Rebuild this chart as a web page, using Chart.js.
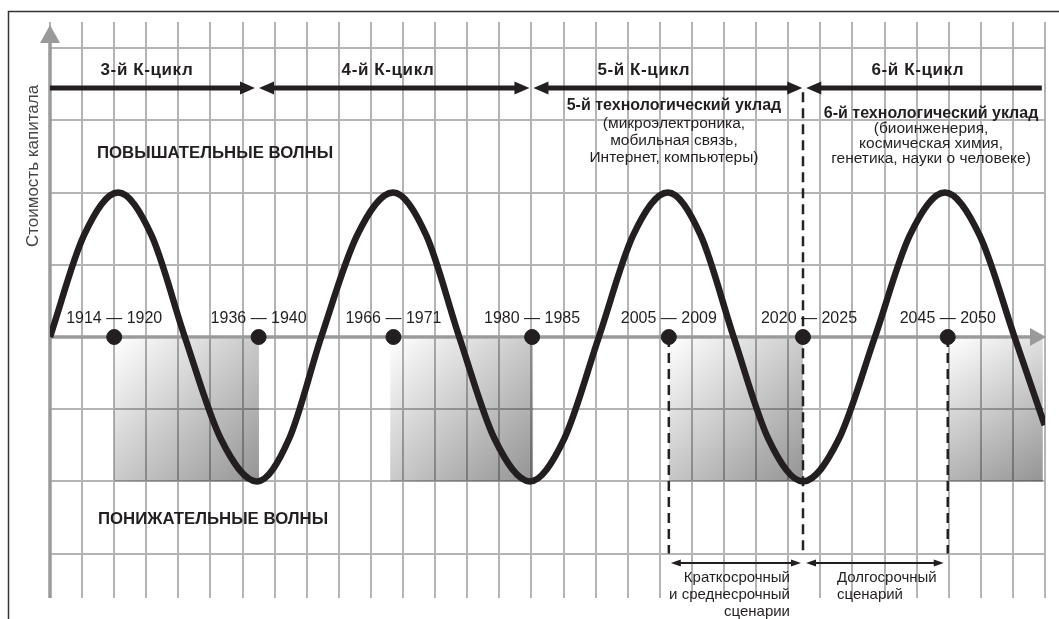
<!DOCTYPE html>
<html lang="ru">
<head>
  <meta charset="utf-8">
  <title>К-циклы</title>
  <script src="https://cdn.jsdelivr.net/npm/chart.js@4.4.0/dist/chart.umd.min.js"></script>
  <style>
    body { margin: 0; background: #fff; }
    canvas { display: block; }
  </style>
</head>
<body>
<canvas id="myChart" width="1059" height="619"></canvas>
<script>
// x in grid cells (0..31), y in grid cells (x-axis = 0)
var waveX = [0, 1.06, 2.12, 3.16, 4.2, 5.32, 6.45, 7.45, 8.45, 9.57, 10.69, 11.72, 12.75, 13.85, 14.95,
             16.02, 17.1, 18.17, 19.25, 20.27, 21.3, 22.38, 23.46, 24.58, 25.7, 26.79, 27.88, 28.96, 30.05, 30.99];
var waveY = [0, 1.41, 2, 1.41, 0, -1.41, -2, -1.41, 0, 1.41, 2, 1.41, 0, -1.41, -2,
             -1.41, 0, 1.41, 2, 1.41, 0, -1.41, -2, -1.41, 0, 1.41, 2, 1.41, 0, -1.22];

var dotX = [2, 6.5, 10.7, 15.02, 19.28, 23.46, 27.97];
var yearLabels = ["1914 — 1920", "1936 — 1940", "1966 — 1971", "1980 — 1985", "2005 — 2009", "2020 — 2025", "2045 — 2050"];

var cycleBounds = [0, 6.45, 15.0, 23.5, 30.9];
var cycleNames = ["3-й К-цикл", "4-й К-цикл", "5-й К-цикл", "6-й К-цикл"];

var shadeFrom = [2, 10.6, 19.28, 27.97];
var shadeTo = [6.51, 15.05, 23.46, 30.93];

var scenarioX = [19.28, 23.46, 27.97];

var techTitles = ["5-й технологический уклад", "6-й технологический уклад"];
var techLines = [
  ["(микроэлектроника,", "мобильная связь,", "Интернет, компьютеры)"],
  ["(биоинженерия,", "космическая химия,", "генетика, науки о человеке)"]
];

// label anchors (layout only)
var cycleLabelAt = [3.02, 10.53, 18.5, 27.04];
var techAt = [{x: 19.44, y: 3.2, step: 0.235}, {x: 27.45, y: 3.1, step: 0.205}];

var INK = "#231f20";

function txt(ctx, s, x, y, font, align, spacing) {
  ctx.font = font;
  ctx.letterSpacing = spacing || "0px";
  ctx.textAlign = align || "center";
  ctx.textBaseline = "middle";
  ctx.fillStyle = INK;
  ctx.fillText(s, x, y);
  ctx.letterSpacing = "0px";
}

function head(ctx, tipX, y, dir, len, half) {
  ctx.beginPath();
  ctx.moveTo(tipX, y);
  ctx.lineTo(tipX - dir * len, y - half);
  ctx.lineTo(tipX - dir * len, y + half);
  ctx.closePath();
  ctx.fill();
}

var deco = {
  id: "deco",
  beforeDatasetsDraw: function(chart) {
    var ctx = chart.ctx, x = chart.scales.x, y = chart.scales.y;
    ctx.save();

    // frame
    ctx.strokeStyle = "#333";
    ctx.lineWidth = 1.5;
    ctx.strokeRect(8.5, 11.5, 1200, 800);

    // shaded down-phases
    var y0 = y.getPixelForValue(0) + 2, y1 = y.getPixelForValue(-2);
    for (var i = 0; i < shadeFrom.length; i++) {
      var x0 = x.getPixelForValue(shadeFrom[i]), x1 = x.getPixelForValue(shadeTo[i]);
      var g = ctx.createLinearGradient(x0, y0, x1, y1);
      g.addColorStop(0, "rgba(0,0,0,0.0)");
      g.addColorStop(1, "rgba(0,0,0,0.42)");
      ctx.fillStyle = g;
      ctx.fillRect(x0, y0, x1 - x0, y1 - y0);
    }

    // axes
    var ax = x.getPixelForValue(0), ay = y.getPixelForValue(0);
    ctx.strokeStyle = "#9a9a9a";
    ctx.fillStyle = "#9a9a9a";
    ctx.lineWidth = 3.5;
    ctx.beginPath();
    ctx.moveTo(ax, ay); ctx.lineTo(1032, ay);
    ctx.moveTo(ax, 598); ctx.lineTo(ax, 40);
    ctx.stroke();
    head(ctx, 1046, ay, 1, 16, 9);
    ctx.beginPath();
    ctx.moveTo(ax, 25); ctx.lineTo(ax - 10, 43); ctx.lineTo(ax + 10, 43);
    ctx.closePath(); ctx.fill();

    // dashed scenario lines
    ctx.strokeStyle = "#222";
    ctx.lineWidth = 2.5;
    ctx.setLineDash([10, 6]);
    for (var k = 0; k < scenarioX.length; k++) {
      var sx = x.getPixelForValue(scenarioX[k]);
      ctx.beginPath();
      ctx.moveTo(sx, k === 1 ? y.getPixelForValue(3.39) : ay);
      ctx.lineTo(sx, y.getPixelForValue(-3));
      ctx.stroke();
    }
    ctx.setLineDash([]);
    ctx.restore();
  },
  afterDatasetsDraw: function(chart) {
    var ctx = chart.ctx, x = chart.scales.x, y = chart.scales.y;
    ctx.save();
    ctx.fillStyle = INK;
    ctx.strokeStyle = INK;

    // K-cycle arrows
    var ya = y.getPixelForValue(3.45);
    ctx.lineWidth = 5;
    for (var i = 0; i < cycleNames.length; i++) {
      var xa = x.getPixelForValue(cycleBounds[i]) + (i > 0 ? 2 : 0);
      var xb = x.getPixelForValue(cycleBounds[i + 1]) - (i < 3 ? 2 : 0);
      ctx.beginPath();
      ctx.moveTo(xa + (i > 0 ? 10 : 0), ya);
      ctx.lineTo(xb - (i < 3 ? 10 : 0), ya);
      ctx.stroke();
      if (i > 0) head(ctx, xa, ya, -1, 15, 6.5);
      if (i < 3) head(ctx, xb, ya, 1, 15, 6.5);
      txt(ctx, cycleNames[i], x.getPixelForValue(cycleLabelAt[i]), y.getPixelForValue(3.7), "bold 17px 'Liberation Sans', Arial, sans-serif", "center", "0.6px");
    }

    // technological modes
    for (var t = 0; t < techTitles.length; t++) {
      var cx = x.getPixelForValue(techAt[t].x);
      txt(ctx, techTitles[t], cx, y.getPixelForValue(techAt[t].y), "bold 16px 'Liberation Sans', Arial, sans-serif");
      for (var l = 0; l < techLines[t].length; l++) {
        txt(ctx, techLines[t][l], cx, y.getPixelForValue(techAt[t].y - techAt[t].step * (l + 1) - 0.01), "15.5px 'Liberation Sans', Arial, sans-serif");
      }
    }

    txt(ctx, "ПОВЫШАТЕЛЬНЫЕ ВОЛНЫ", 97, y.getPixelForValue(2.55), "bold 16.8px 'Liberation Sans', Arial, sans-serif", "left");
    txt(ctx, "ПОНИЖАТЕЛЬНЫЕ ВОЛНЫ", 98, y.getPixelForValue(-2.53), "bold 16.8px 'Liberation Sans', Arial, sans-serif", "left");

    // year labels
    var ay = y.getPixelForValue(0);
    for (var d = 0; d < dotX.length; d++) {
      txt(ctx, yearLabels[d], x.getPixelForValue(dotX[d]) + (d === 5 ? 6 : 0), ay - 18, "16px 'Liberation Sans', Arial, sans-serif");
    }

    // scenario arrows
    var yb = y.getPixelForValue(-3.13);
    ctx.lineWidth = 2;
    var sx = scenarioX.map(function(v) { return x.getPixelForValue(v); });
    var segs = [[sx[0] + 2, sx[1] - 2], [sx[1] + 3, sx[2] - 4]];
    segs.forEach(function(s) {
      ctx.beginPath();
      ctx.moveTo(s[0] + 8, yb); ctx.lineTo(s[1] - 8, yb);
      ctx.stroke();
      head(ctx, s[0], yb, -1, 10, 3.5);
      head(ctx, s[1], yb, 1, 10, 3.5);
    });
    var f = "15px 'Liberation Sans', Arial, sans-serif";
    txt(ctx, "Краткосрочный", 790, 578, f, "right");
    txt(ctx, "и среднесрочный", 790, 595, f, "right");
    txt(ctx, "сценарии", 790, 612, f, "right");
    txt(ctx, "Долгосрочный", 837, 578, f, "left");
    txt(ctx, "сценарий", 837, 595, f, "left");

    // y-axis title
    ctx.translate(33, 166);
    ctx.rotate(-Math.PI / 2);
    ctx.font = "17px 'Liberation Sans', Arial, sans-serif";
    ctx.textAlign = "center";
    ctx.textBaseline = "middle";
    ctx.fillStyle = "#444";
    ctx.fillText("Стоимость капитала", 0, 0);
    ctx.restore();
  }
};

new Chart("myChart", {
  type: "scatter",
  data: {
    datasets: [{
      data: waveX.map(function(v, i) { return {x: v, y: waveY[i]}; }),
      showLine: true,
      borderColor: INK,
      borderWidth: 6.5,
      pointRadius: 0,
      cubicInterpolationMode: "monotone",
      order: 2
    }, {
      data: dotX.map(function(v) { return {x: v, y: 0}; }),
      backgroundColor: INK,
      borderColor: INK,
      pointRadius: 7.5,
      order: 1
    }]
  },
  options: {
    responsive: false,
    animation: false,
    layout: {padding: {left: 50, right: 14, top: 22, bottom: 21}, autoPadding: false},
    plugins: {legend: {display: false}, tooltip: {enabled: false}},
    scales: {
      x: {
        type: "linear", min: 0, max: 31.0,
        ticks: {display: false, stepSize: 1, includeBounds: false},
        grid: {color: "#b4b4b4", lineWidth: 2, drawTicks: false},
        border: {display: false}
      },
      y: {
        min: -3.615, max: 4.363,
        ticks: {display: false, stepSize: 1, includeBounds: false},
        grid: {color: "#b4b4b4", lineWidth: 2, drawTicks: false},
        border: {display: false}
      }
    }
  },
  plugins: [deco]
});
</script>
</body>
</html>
◇ ◇ ◇
Give back exactly the lines from the first line of the data through the line with "1.41, 0, -1.22];", pictures excluded.

:: THE ANSWER ::
Rebuild this chart as a web page, using Chart.js.
<!DOCTYPE html>
<html lang="ru">
<head>
  <meta charset="utf-8">
  <title>К-циклы</title>
  <script src="https://cdn.jsdelivr.net/npm/chart.js@4.4.0/dist/chart.umd.min.js"></script>
  <style>
    body { margin: 0; background: #fff; }
    canvas { display: block; }
  </style>
</head>
<body>
<canvas id="myChart" width="1059" height="619"></canvas>
<script>
// x in grid cells (0..31), y in grid cells (x-axis = 0)
var waveX = [0, 1.06, 2.12, 3.16, 4.2, 5.32, 6.45, 7.45, 8.45, 9.57, 10.69, 11.72, 12.75, 13.85, 14.95,
             16.02, 17.1, 18.17, 19.25, 20.27, 21.3, 22.38, 23.46, 24.58, 25.7, 26.79, 27.88, 28.96, 30.05, 30.99];
var waveY = [0, 1.41, 2, 1.41, 0, -1.41, -2, -1.41, 0, 1.41, 2, 1.41, 0, -1.41, -2,
             -1.41, 0, 1.41, 2, 1.41, 0, -1.41, -2, -1.41, 0, 1.41, 2, 1.41, 0, -1.22];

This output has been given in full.